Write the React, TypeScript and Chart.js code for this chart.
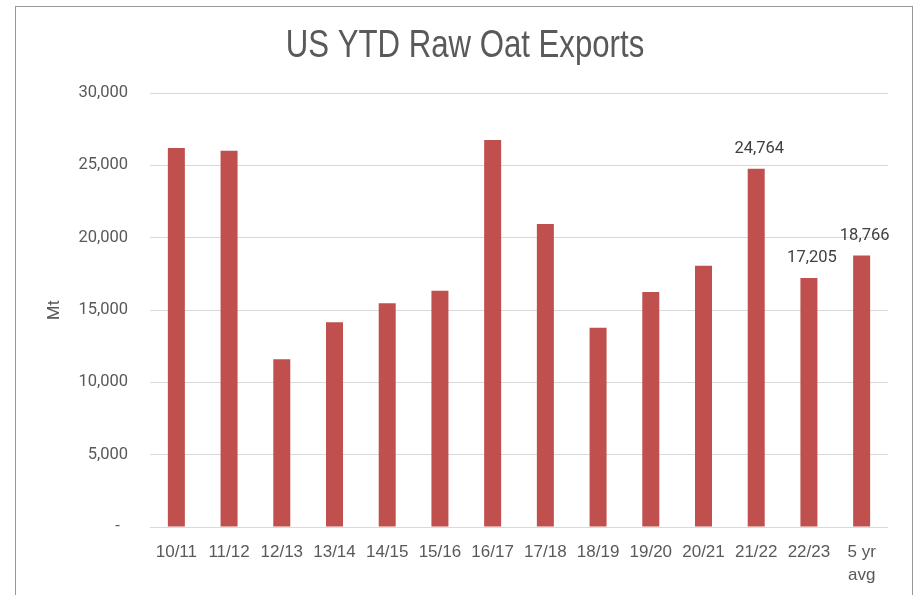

==

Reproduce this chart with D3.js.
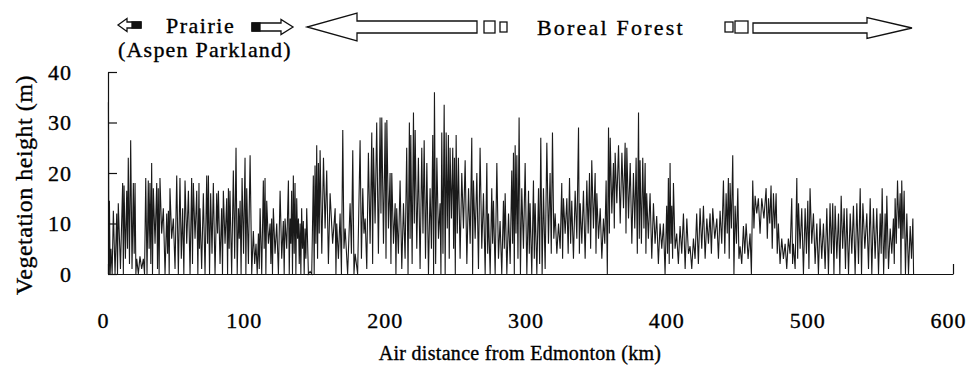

--

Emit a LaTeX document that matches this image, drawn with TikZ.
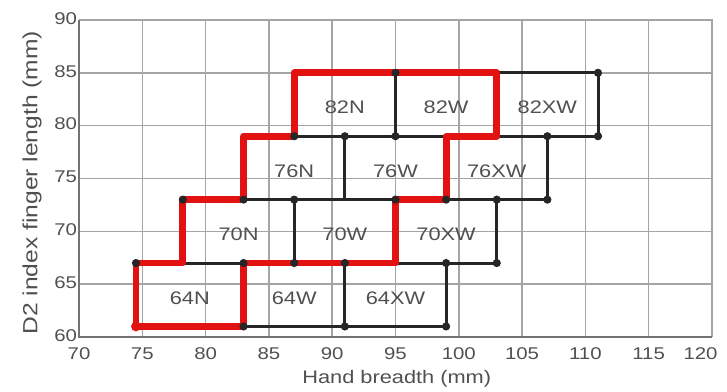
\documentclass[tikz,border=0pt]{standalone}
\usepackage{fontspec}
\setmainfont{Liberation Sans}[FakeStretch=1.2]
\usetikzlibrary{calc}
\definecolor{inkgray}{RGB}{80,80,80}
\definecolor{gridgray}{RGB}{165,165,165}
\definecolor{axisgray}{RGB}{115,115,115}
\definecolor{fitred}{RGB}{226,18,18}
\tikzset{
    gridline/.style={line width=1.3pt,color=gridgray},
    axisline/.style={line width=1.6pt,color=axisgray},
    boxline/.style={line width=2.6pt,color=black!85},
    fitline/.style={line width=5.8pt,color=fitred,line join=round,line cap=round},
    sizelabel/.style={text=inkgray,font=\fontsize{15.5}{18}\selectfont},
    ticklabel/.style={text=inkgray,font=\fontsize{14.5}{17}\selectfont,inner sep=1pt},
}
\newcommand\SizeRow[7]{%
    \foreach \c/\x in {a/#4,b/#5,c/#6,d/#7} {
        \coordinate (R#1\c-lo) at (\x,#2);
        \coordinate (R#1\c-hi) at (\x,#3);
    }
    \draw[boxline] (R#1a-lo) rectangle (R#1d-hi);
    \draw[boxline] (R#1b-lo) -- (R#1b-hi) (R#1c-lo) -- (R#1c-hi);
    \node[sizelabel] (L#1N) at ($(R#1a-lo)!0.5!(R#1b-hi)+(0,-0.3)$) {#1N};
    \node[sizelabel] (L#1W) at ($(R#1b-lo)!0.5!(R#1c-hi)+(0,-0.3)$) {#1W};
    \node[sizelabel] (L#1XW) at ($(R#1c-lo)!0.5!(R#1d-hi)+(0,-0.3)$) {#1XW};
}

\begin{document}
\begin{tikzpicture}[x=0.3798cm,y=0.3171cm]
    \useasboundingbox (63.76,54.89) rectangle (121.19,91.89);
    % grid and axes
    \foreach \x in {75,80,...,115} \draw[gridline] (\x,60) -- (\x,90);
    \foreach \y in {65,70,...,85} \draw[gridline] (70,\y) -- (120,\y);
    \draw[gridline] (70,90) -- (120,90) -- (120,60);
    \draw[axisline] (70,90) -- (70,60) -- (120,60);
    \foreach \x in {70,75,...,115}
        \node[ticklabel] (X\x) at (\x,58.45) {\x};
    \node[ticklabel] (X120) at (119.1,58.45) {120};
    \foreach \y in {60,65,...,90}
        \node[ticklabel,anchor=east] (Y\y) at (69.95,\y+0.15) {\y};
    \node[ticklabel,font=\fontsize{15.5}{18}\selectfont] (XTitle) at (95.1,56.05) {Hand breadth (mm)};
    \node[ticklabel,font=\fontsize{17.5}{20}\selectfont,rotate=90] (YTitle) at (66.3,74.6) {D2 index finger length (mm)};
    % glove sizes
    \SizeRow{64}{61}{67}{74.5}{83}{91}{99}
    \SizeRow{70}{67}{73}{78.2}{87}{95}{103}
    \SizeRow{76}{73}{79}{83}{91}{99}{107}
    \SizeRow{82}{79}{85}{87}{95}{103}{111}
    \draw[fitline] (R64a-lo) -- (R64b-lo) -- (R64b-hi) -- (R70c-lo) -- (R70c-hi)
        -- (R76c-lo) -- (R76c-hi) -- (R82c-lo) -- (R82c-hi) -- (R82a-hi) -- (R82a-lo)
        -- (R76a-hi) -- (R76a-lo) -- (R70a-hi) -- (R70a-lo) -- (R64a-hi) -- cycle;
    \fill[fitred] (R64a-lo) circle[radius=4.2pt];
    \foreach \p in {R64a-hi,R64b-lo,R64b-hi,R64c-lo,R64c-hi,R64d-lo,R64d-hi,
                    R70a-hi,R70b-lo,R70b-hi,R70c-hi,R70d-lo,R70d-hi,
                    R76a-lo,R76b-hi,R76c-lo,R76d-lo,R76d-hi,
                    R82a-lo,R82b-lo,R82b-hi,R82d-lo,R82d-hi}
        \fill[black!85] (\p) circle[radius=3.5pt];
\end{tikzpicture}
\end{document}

■ Instruction
Copy every line of the data that holds the string "chart".

■ Solution to the problem
Write the React, TypeScript and Chart.js code for this chart.
Reproduce this chart with D3.js.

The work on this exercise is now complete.